Feng’s workshop is one of the few in Jingdezhen - China’s porcelain capital - that does not specialise in the signature blue-and-white patterned pieces that the city is known for.
Instead, Feng creates leaders.
“I make statues of whoever is in power. I’ve done Mao, Deng Xiaoping and Jiang Zemin,” he said.
Business has been brisk this year as China prepares to celebrate in October the 70th anniversary of its founding as the People’s Republic of China.
Outside Feng’s studio, there are few busts of President Xi Jinping - China’s most powerful leader in decades.
(Click reut.rs/2mYqVkS to see a picture package of the busts of Chinese leaders)
Xi has removed term limits on the presidency, taken command of the military, and added his ideology to the charter of the Communist Party.
Xi features more prominently in headlines in the official People’s Daily newspaper than other top members of the political elite compared with past leaders like Jiang Zemin, said Xiao Qiang, the founder of China Digital Times, a U.S.-based news site covering China.
“By and large he has an image that no one else can match in Chinese official media,” Xiao said.
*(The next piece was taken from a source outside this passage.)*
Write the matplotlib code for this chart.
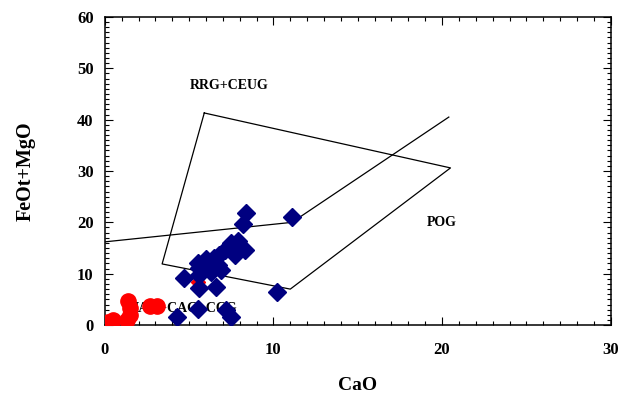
"""
CaO vs FeOt+MgO discrimination diagram (RRG+CEUG / POG / IAG+CAG+CCG fields).
"""

import matplotlib.pyplot as plt
from matplotlib.ticker import MultipleLocator

# sample compositions (wt%)
blue_cao = [11.1, 8.4, 8.2, 10.2, 4.7, 5.6, 6.6, 4.3, 5.5, 7.2, 7.5,
            7.5, 8.0, 8.3, 7.1, 6.8, 6.5, 6.2, 5.9, 5.6, 5.5, 6.7, 6.9,
            6.3, 5.6, 7.7, 7.9, 6.0]
blue_feomgo = [21.0, 21.8, 19.6, 6.5, 9.2, 7.2, 7.4, 1.5, 3.1, 3.0, 1.6,
               16.0, 15.2, 14.6, 14.6, 13.6, 13.1, 12.3, 11.7, 11.1, 12.1,
               11.7, 10.7, 10.3, 9.7, 13.6, 16.3, 12.8]

red_cao = [0.5, 0.2, 1.4, 1.5, 1.5, 1.3, 2.7, 3.1]
red_feomgo = [1.0, 0.6, 4.6, 3.4, 2.0, 1.0, 3.7, 3.7]

red_diamond_cao = [5.5]
red_diamond_feomgo = [8.4]

# field boundaries
line_cao = [0.0, 11.1, 20.4]
line_feomgo = [16.2, 20.0, 40.5]

box_cao = [5.9, 20.5, 11.0, 3.4, 5.9]
box_feomgo = [41.3, 30.6, 7.0, 11.9, 41.3]

plt.rcParams["font.family"] = "Liberation Serif"
plt.rcParams["font.weight"] = "bold"

fig = plt.figure(figsize=(6.2, 3.94), dpi=100)
ax = fig.add_axes([0.169, 0.175, 0.816, 0.782])

ax.plot(line_cao, line_feomgo, color="black", linewidth=0.9, zorder=1)
ax.plot(box_cao, box_feomgo, color="black", linewidth=0.9, zorder=1)

ax.text(7.35, 46.6, "RRG+CEUG", ha="center", va="center", fontsize=10, zorder=1)
ax.text(20.0, 19.9, "POG", ha="center", va="center", fontsize=10, zorder=1)
ax.text(4.8, 3.3, "IAG+CAG+CCG", ha="center", va="center", fontsize=10, zorder=1)

ax.plot(red_diamond_cao, red_diamond_feomgo, linestyle="none", marker="D",
        markersize=7, color="red", zorder=2)
ax.plot(blue_cao, blue_feomgo, linestyle="none", marker="D", markersize=9.5,
        color="#000080", zorder=3)
ax.plot(red_cao, red_feomgo, linestyle="none", marker="o", markersize=11,
        color="red", zorder=4)

ax.set_xlim(0, 30)
ax.set_ylim(0, 60)
ax.xaxis.set_major_locator(MultipleLocator(10))
ax.xaxis.set_minor_locator(MultipleLocator(1))
ax.yaxis.set_major_locator(MultipleLocator(10))
ax.yaxis.set_minor_locator(MultipleLocator(1))
ax.tick_params(which="both", direction="in", top=True, right=True,
               labelsize=12, width=0.8)
ax.tick_params(which="major", length=6)
ax.tick_params(which="minor", length=3)
ax.tick_params(axis="x", pad=12)
ax.tick_params(axis="y", pad=8)
for spine in ax.spines.values():
    spine.set_linewidth(1.1)

ax.set_xlabel("CaO", fontsize=14, fontweight="bold", labelpad=14)
ax.set_ylabel("FeOt+MgO", fontsize=14.5, fontweight="bold", labelpad=30)

fig.savefig("out.png", dpi=100)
Still, the government has actively sought to ban adoring songs and the use of “Uncle Xi” in state media. A Jingdezhen shopowner surnamed Jiang who sells commemorative plates featuring Xi says they cannot be found on Taobao.com, China’s biggest e-commerce platform.
The party has to tread a fine line in promoting its top leader “without encouraging the perception of cultishness or allowing excessive commodification of his image,” said David Bandurski, a co-director of the China Media Project, a research, fellowship and exchange program focusing on Chinese media at Hong Kong University.
Chinese leaders banned a cult of personality in the Party’s Constitution after the death of Mao Zedong, who founded the People’s Republic of China. Mao’s power was such that he cultivated a youth army whose violence plunged China into a decade-long turmoil known as the Cultural Revolution.
Veneration for the party and its ideals are, however, fully endorsed.
One officially sanctioned way of showing patriotism is visiting sites of historical importance in the Party’s Long March in the 1930’s.
China’s “red tourism” industry has grown rapidly since the government started funding the venture in 2005.
People flock from across the country to the city of Yanan, Shaanxi province, mythologized in party history as the birthplace of the revolution, where tourists dress up in historical costumes and watch battle reenactments.
The city saw 50.59 million tourists in 2017, an increase of 26 percent from the year before, according to China’s official Xinhua news agency.
Even off the red tourism trail, Xi’s images still find their way into the homes and offices.
Most of Feng’s customers order Xi busts as “high-quality gifts,” he said, often their bosses, many of whom are Party members.
Smaller 50-cm tall busts of Xi sell for 260 yuan ($37.86). A 1.5-metre statue can go for 1,600 yuan.